Mr. HITCHENS: Oh, no. My God, no. I mean--I suppose I should be flattered by the question, but actually, I'm more embarrassed by it. I mean, Orwell never made more than, you know, about 50 cents a day, about, from journalism. I mean, I'm ashamed to say ...(unintelligible) say I do a bit better than that. My life's been rather comfortable. I've certainly never had the guts to volunteer in a civil war against fascism or anything of the kind, or to face what he faced, which was regularly being told, `If you were to say that, then we won't publish you.' And he continued to, you know, defy that all the time. I like to think that if I was really told by an editor, you know, `If you say this, you're fired,' I might have the nerve to say, `Well, I'll say it anyway,' but I'm not going to find out, I don't think.
There's an element of moral and physical courage in his life that involves a test that I've not had to pass. Whether or not--as to how he wrote, which I think is exemplary, what I tell my students in my class in the New School in New York is, well, the interesting thing about his writing is it's something you could wish to emulate. I mean, not everyone can be Marcel Proust, not everyone can be George Eliot, say, but you could aim to write on a very, very good day in a way comparable with Orwell because what he said was, you know, you must use plain language and you must make your views and opinions transparent. You mustn't use euphemism; mustn't use prose that is deceptive or surreptitious. Well, that is within the reach of ordinary people, and I daresay I could claim that much.

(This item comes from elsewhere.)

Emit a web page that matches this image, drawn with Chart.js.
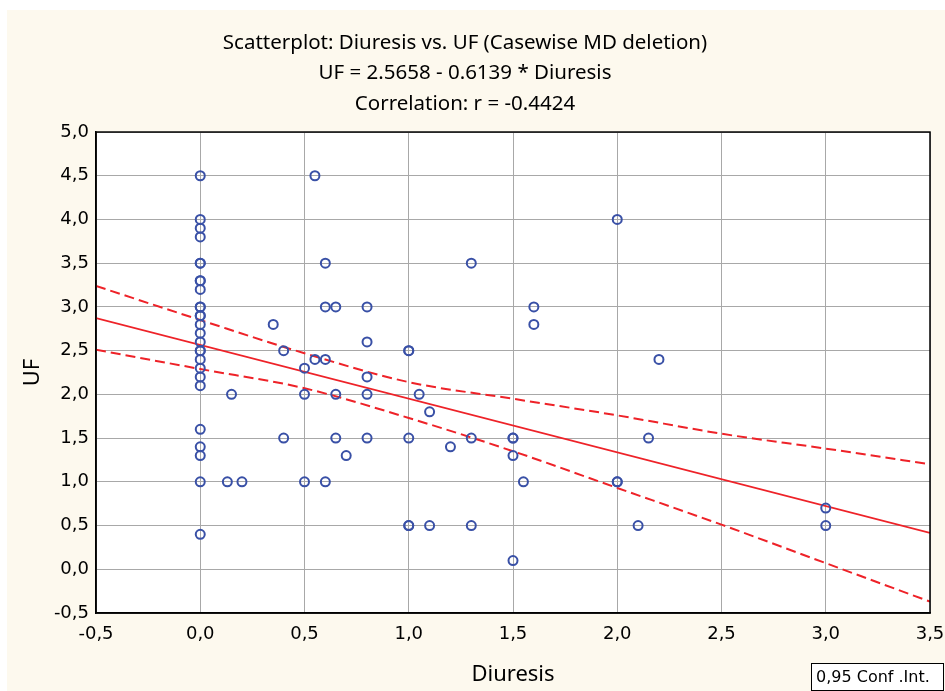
<!DOCTYPE html>
<html>
<head>
<meta charset="utf-8">
<script src="https://cdn.jsdelivr.net/npm/chart.js@4.4.1/dist/chart.umd.min.js"></script>
<style>
  html, body { margin: 0; padding: 0; background: #ffffff; }
  canvas { display: block; }
</style>
</head>
<body>
<canvas id="chart" width="945" height="691"></canvas>
<script>
// observed cases (Diuresis, UF)
const diuresis = [
  0, 0, 0, 0, 0, 0, 0, 0, 0, 0, 0, 0, 0, 0, 0, 0, 0, 0, 0, 0, 0, 0, 0, 0, 0, 0, 0,
  0.13, 0.15, 0.2, 0.35, 0.4, 0.4, 0.5, 0.5, 0.5, 0.55, 0.55, 0.6, 0.6, 0.6, 0.6,
  0.65, 0.65, 0.65, 0.7, 0.8, 0.8, 0.8, 0.8, 0.8,
  1.0, 1.0, 1.0, 1.0, 1.0, 1.05, 1.1, 1.1, 1.2, 1.3, 1.3, 1.3,
  1.5, 1.5, 1.5, 1.5, 1.55, 1.6, 1.6, 2.0, 2.0, 2.0, 2.1, 2.15, 2.2, 3.0, 3.0
];
const uf = [
  4.5, 4.0, 3.9, 3.8, 3.5, 3.5, 3.3, 3.3, 3.2, 3.0, 3.0, 2.9, 2.9, 2.8, 2.7, 2.6, 2.5, 2.5,
  2.4, 2.3, 2.2, 2.1, 1.6, 1.4, 1.3, 1.0, 0.4,
  1.0, 2.0, 1.0, 2.8, 2.5, 1.5, 2.3, 2.0, 1.0, 4.5, 2.4, 3.5, 3.0, 2.4, 1.0,
  3.0, 2.0, 1.5, 1.3, 3.0, 2.6, 2.2, 2.0, 1.5,
  2.5, 2.5, 1.5, 0.5, 0.5, 2.0, 1.8, 0.5, 1.4, 3.5, 1.5, 0.5,
  1.5, 1.5, 1.3, 0.1, 1.0, 3.0, 2.8, 4.0, 1.0, 1.0, 0.5, 1.5, 2.4, 0.7, 0.5
];

// fitted line UF = 2.5658 - 0.6139 * Diuresis, ends of the axis
const fitX = [-0.5, 3.5];
const fitY = [2.873, 0.417];

// 0.95 confidence band
const bandX = [-0.5, 0, 0.5, 1.0, 1.5, 2.0, 2.5, 3.0, 3.5];
const bandUpper = [3.24, 2.85, 2.47, 2.14, 1.95, 1.76, 1.55, 1.38, 1.20];
const bandLower = [2.51, 2.29, 2.07, 1.73, 1.35, 0.93, 0.51, 0.07, -0.37];

const titleLines = [
  'Scatterplot: Diuresis vs. UF (Casewise MD deletion)',
  'UF = 2.5658 - 0.6139 * Diuresis',
  'Correlation: r = -0.4424'
];

const CREAM = '#fdf9ee';
const RED = '#ee2228';
const BLUE = '#3950a6';
const TITLE_FONT = '"Noto Sans", sans-serif';
const TICK_FONT = '"DejaVu Sans", sans-serif';

const zip = (xs, ys) => xs.map((x, i) => ({ x, y: ys[i] }));
const fmt = (v) => v.toFixed(1).replace('.', ',');

const framePlugin = {
  id: 'frame',
  beforeDraw(chart) {
    const { ctx, chartArea: a } = chart;
    ctx.save();
    ctx.fillStyle = '#ffffff';
    ctx.fillRect(0, 0, chart.width, chart.height);
    ctx.fillStyle = CREAM;
    ctx.fillRect(7, 10, chart.width - 7, chart.height - 10);
    ctx.fillStyle = '#ffffff';
    ctx.fillRect(a.left, a.top, a.right - a.left, a.bottom - a.top);
    ctx.restore();
  },
  afterDraw(chart) {
    const { ctx, chartArea: a } = chart;
    ctx.save();
    ctx.strokeStyle = '#000000';
    ctx.lineWidth = 1.5;
    ctx.strokeRect(a.left, a.top, a.right - a.left, a.bottom - a.top);
    // little legend box, bottom right
    ctx.fillStyle = '#ffffff';
    ctx.fillRect(811, 663, 133, 28);
    ctx.lineWidth = 1;
    ctx.strokeRect(811.5, 663.5, 132, 27);
    ctx.fillStyle = '#000000';
    ctx.font = '16px ' + TICK_FONT;
    ctx.textBaseline = 'middle';
    ctx.fillText('0,95 Conf .Int.', 816, 678);
    ctx.restore();
  }
};

new Chart(document.getElementById('chart'), {
  type: 'scatter',
  data: {
    datasets: [
      {
        data: zip(diuresis, uf),
        pointStyle: 'circle',
        pointRadius: 4.5,
        pointBorderWidth: 2,
        borderColor: BLUE,
        backgroundColor: 'rgba(0,0,0,0)',
        showLine: false,
        order: 1,
      },
      {
        data: zip(fitX, fitY),
        showLine: true,
        borderColor: RED,
        borderWidth: 1.8,
        pointRadius: 0,
        order: 2,
      },
      {
        data: zip(bandX, bandUpper),
        showLine: true,
        borderColor: RED,
        borderWidth: 2,
        borderDash: [10, 5],
        cubicInterpolationMode: 'monotone',
        pointRadius: 0,
        order: 2,
      },
      {
        data: zip(bandX, bandLower),
        showLine: true,
        borderColor: RED,
        borderWidth: 2,
        borderDash: [10, 5],
        cubicInterpolationMode: 'monotone',
        pointRadius: 0,
        order: 2,
      },
    ],
  },
  options: {
    responsive: false,
    animation: false,
    layout: { padding: { top: 10, right: 15, bottom: 0, left: 0 } },
    plugins: {
      legend: { display: false },
      tooltip: { enabled: false },
      title: {
        display: true,
        text: titleLines,
        color: '#000000',
        font: { family: TITLE_FONT, size: 20.5, weight: 'normal', lineHeight: 1.48 },
        padding: { top: 18, bottom: 13 },
      },
    },
    scales: {
      x: {
        type: 'linear',
        min: -0.5,
        max: 3.5,
        afterFit: (s) => { s.height = 78; s.paddingRight = 0; s.paddingLeft = 0; },
        ticks: {
          stepSize: 0.5,
          color: '#000000',
          font: { family: TICK_FONT, size: 18 },
          padding: 11,
          callback: fmt,
        },
        grid: { color: '#a8a8a8', lineWidth: 1, drawTicks: false },
        border: { color: '#000000', width: 1.5 },
        title: {
          display: true,
          text: 'Diuresis',
          color: '#000000',
          font: { family: TITLE_FONT, size: 22, lineHeight: 1.2 },
          padding: { top: 0, bottom: 3 },
        },
      },
      y: {
        type: 'linear',
        min: -0.5,
        max: 5.0,
        afterFit: (s) => { s.width = 96; },
        ticks: {
          stepSize: 0.5,
          color: '#000000',
          font: { family: TICK_FONT, size: 18 },
          padding: 7,
          callback: fmt,
        },
        grid: { color: '#a8a8a8', lineWidth: 1, drawTicks: false },
        border: { color: '#000000', width: 1.5 },
        title: {
          display: true,
          text: 'UF',
          color: '#000000',
          font: { family: TITLE_FONT, size: 22, lineHeight: 1.2 },
          padding: { top: 20, bottom: 0 },
        },
      },
    },
  },
  plugins: [framePlugin],
});
</script>
</body>
</html>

I might just add, as the other shoe to drop from your very good first question, you're right, most people have read "1984" or "Animal Farm" in the United States, mostly because they've been made to. In my experience, the schools make you do it. Initially, that was because, you know, schools and the authorities thought that it would be great propaganda for the Cold War, exactly misrepresenting Orwell again as he was once traduced from the left; misrepresented from the right because he explicitly said that these warnings about Stalinism were not supposed to be construed as an attack on the New Deal or the British Labor Party or the socialist left in Europe or the anti-colonial revolution. So it's an odd thing, in a way, that so many people in America have been made to read Orwell and made to read him as propaganda.
CONAN: Well, you can read...
Mr. HITCHENS: ...when the whole point of his work is exactly to resist that kind of statified, collectified thinking.
CONAN: "Why Orwell Matters" is Christopher Hitchens' new book. Thanks very much for being with us today.
Mr. HITCHENS: Thank you very much for asking me.
CONAN: You're listening to TALK OF THE NATION from NPR News.